* Annual iron ore production up 51 pct
* Iron ore cash costs at A$48 a tonne beat company forecast
* Shares jump 9 pct outpacing broader market
(Adds production, cost details, share price reaction)
Australian steel maker and iron ore miner Arrium Ltd posted an 83 percent jump in annual underlying profit as its iron ore output rose by more than half, and said it expected demand for seaborne iron ore to remain strong.
Its shares jumped 9 percent on Tuesday to a two-week high after it reported the results, which were ahead of market forecasts as iron ore production costs fell and it cut debt.

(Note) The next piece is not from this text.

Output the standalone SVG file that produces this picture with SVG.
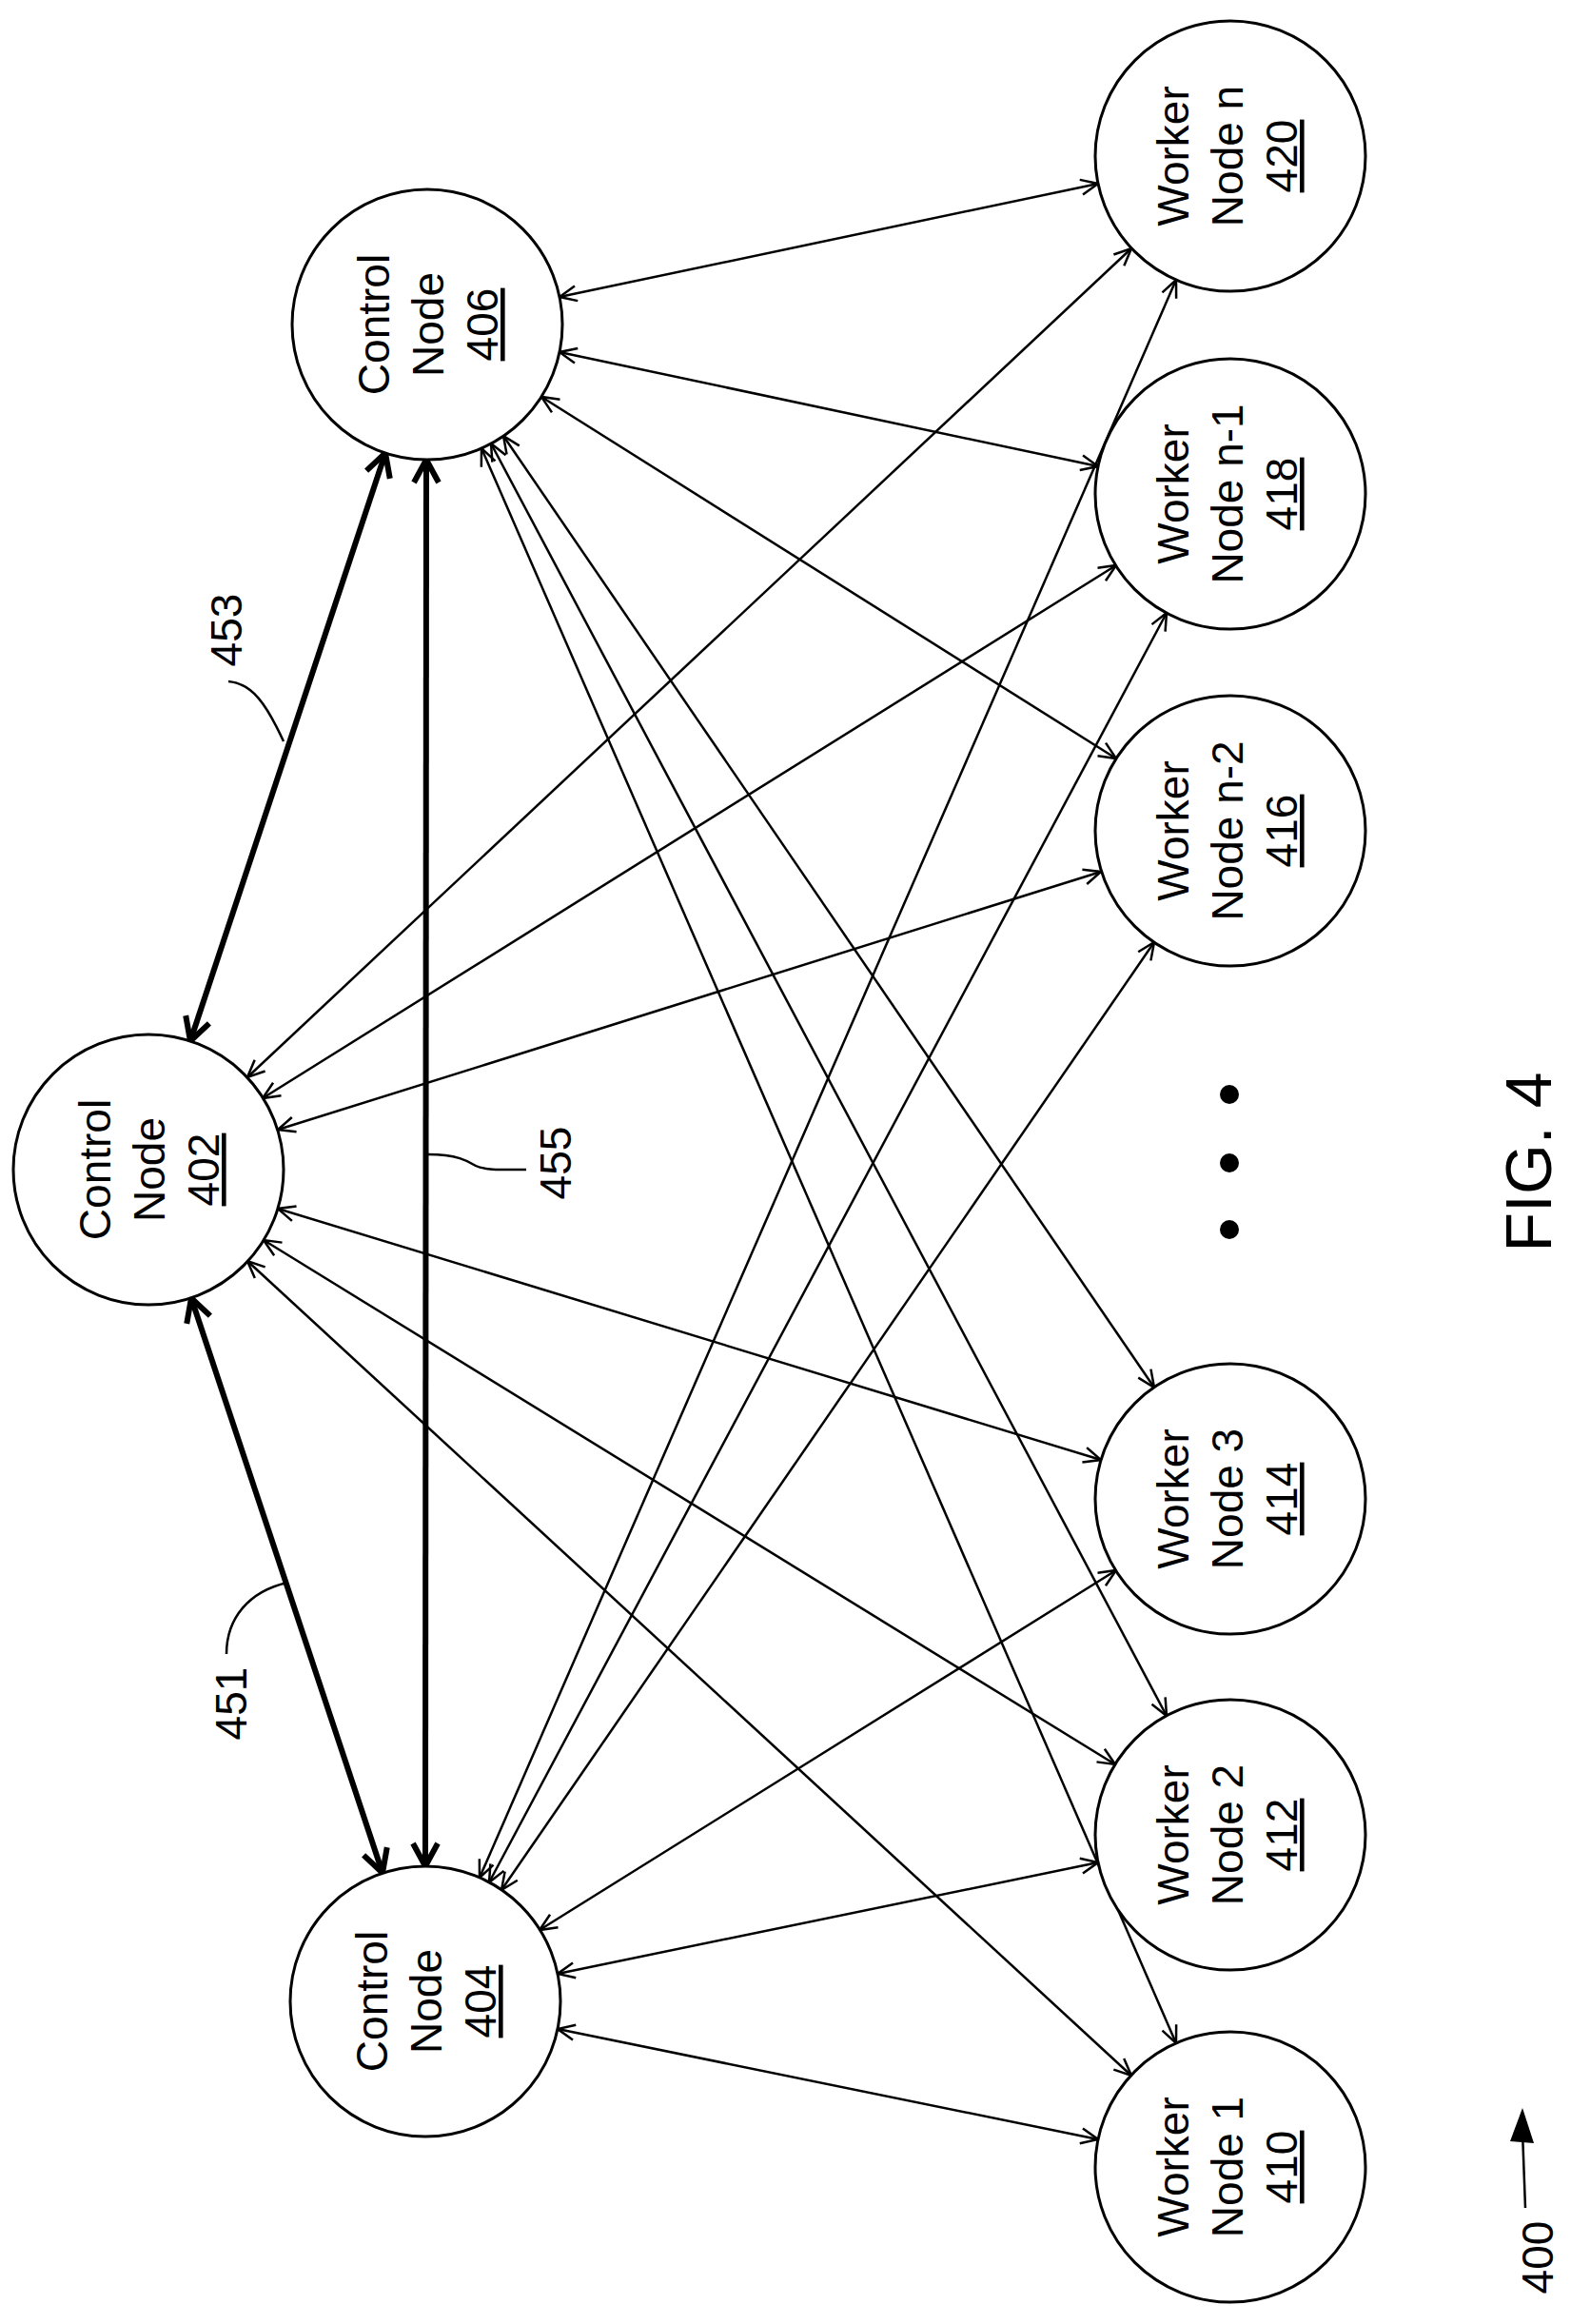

The mining and materials group said it expects iron ore prices, which have fallen 31 percent this year, to improve as stocks of lower quality ore that have come on to the market following expansions by Fortescue Metals Group and Atlas Iron are absorbed.
“The demand for seaborne iron ore is expected to remain strong due to continued growth in crude steelproduction in China and declining production of higher cost Chinese ores,” Arrium said, matching comments by the world’s top three iron ore miners, Vale, Rio Tinto and BHP Billiton.
BHP will release its full-year results later on Tuesday and is expected to report a 22 percent rise in annual proit, buoyed by higher iron ore volumes and sharp cost cutting. [ID:nL4N0QO1M2]
Arrium’s underlying net profit for the year ended June 30 of A$296 million ($276 million) compared with A$162 million a year ago. That was slightly ahead of the A$289.6 million average forecast of analysts surveyed by Thomson Reuters I/B/E/S.
Its full year dividend of 9 cents a share was also slightly higher than forecasts at 8.6 cents.
Iron ore sales rose to 12.5 million tonnes, while iron ore cash costs fell to A$48 a tonne compared with the company’s forecast of A$50 a tonne. It said it expects those costs to hold at around A$48-A$50 a tonne in the year to June 2015.
Arrium last month posted record full-year shipments of iron ore with the completion of an A$86 million magnetite project. It said it expects to hit a production rate of about 13 million tonnes a year in the current quarter.
The company has been focusing on iron ore growth as its steel business remains under pressure from foreign competition, due to the strong Australian dollar and high domestic costs against a backdrop of weak construction demand.
Arrium said profit margins in the steel business were likely to remain under pressure in the first half of the current financial year, but it expected sales volumes to improve as infrastructure and residential construction pick up.